Issue 35, February 2012: Banks Thwart Market

Some banks continue to be excessively difficult: Yes, caution is welcomed, but stupidity is damaging and counterproductive. The irony is that mortgage rates today are at historic lows. In fact, they can’t go much lower. Easing up of mortgage restrictions would significantly help the real estate market hold and become a much more positive force to revive this economy. Yet, banks still balk.

At times, obtaining financing can seem elusive as, the Greek king who was condemned to roll a bolder up a hill only to see it fall back as he reached the top. Stories abound about buyers who receive their pre-approval letter from the bank only to have their guarantee rescinded upon the banks review of the building, not just the buyer’s candidacy. In the worst cases, financial institutions have pulled back at the closing. These problems are all exacerbated by something I touched upon in last month’s Katzen Report – the fact that lower rates are attracting first-time buyers for studio and one-bedroom units — the weakest segment for NYC for the past few years.

I believe what we are seeing is a tragic over-reaction to the problems that led to the current economic turmoil. Earlier this century, banks dropped most lending requirements to beef up their mortgage business by offering subprime loans to people ill-equipped to make payments for an extended period of time. The effects of which we are seeing now. In reaction, banks have gone overboard- establishing lending barriers that are excluding many potential buyers who have solid credit scores and are capable of making the necessary payments.

New York City has avoided many of these sub-prime and foreclosure problems because co-op boards serve as an effective gatekeeper. Interestingly, we haven’t heard many complaints about boards being overly restrictive or too cautious recently as their diligence (which sometimes was excessive) has spared many buildings against a flood of foreclosures. Yet, we are suffering the credit crunch. These negative forces have been imposed for some time, but they continue. Banks are still implementing and enforcing guidelines not applicable in New York City, such as requiring FHA standards on jumbo mortgages (those above $729,000). In some instances even claiming the association’s reserve funds are too low.

Often, banks are lax in understanding the nuances and complexities involved in New York City Real Estate transactions many of which involve financing with trust money, investment and stock options. We do not seek a return to the days of minimal review, just to use some common sense.
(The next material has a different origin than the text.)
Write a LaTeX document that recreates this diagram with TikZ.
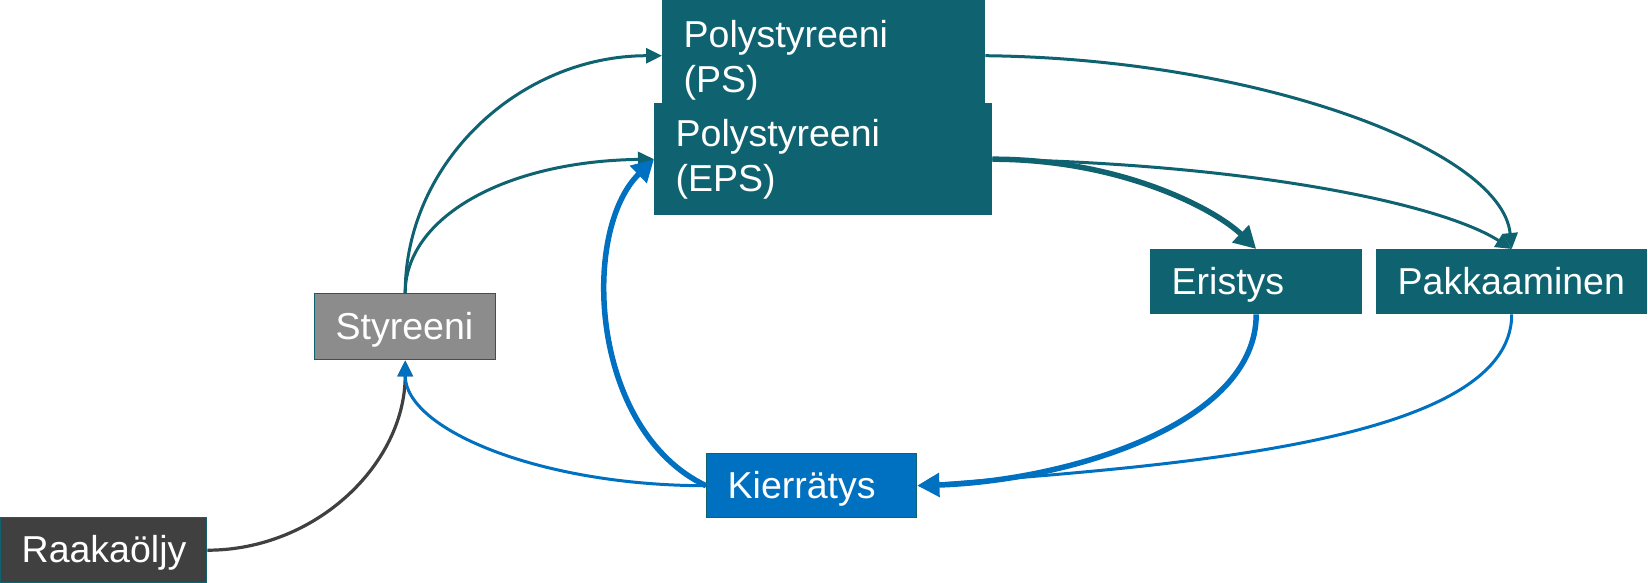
\documentclass[tikz,border=0pt]{standalone}
\usepackage{fontspec}
\setmainfont{Liberation Sans}
\usetikzlibrary{arrows.meta}
\definecolor{tealc}{HTML}{0F6370}
\definecolor{bluec}{HTML}{0070C0}
\definecolor{grayc}{HTML}{8C8C8C}
\definecolor{darkc}{HTML}{404040}
\begin{document}
\begin{tikzpicture}[x=1pt,y=-1pt,
  boxst/.style={draw=tealc, line width=1.4pt, inner xsep=21pt, inner ysep=0pt,
    align=left, text=white, font=\fontsize{37.5}{45}\selectfont, anchor=north west},
  one/.style={text height=26.5pt, text depth=1pt},
  thinarrow/.style={-{Triangle[length=16pt,width=15pt]}},
  thickarrow/.style={-{Triangle[length=22pt,width=23pt]}},
  gl/.style={draw=darkc, line width=3.2pt, thinarrow},
  tl/.style={draw=tealc, line width=3pt, thinarrow},
  tlt/.style={draw=tealc, line width=5.5pt, thickarrow},
  bl/.style={draw=bluec, line width=3pt, thinarrow},
  blt/.style={draw=bluec, line width=5.5pt, thickarrow}]
\useasboundingbox (0,0) rectangle (1648,582);

\node[boxst, fill=tealc, text width=280pt, minimum height=120pt] (ps) at (662,0) {Polystyreeni\\(PS)};
\node[boxst, fill=tealc, text width=295pt, minimum height=111pt] (eps) at (654,103) {Polystyreeni\\(EPS)};
\node[boxst, one, fill=tealc, text width=169pt, minimum height=64pt] (eri) at (1150,249) {Eristys};
\node[boxst, one, fill=tealc, text width=228pt, minimum height=64pt] (pak) at (1376,249) {Pakkaaminen};
\node[boxst, one, fill=grayc, text width=139pt, minimum height=66pt] (sty) at (314,293) {Styreeni};
\node[boxst, one, fill=darkc, text width=164pt, minimum height=65pt] (raa) at (0,517) {Raakaöljy};
\node[boxst, one, fill=bluec, text width=168pt, minimum height=64pt] (kie) at (706,453) {Kierrätys};

\draw[gl] (raa.east) .. controls +(109,0) and +(0,103) .. (sty.south);
\draw[tl] (sty.north) .. controls +(0,-131) and +(-142,0) .. ([yshift=5pt]ps.west);
\draw[tl] (sty.north) .. controls +(0,-75) and +(-150,2) .. (eps.west);
\draw[bl] (kie.west) .. controls +(-166,0) and +(0,69) .. (sty.south);
\draw[blt] (kie.west) .. controls +(-116,-55) and +(-74,72) .. (eps.west);
\draw[tlt] (eps.east) .. controls +(130,0) and +(-40,-39) .. (eri.north);
\draw[tl] (eps.east) .. controls +(260,5) and +(-70,-45) .. (pak.north);
\draw[tl] ([yshift=5pt]ps.east) .. controls +(270,3) and +(-10,-100) .. (pak.north);
\draw[bl] (pak.south) .. controls +(0,130) and +(250,-20) .. (kie.east);
\draw[blt] (eri.south) .. controls +(0,110) and +(150,-5) .. (kie.east);
\end{tikzpicture}
\end{document}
Jonathan Miller, president of Miller Samuel Inc. the respected appraisal firm that prepares the Elliman Quarterly Markets reports, told me about the problem caused by banks using small-company appraisers from out of town. These firms (often one-man shops) do not understand our market and continue to do the bidding of the banks to get their business rather than providing higher appraisals as they did a decade ago to feed the market, they are low-balling the price so it is easier for banks to reject mortgages.

The result of these actions by banks is to stifle a free-flowing market and thwart a more vibrant real estate comeback. While savings banks have stepped forward with less stringent lending mandates, we still need the major banks to reverse their current attitudes.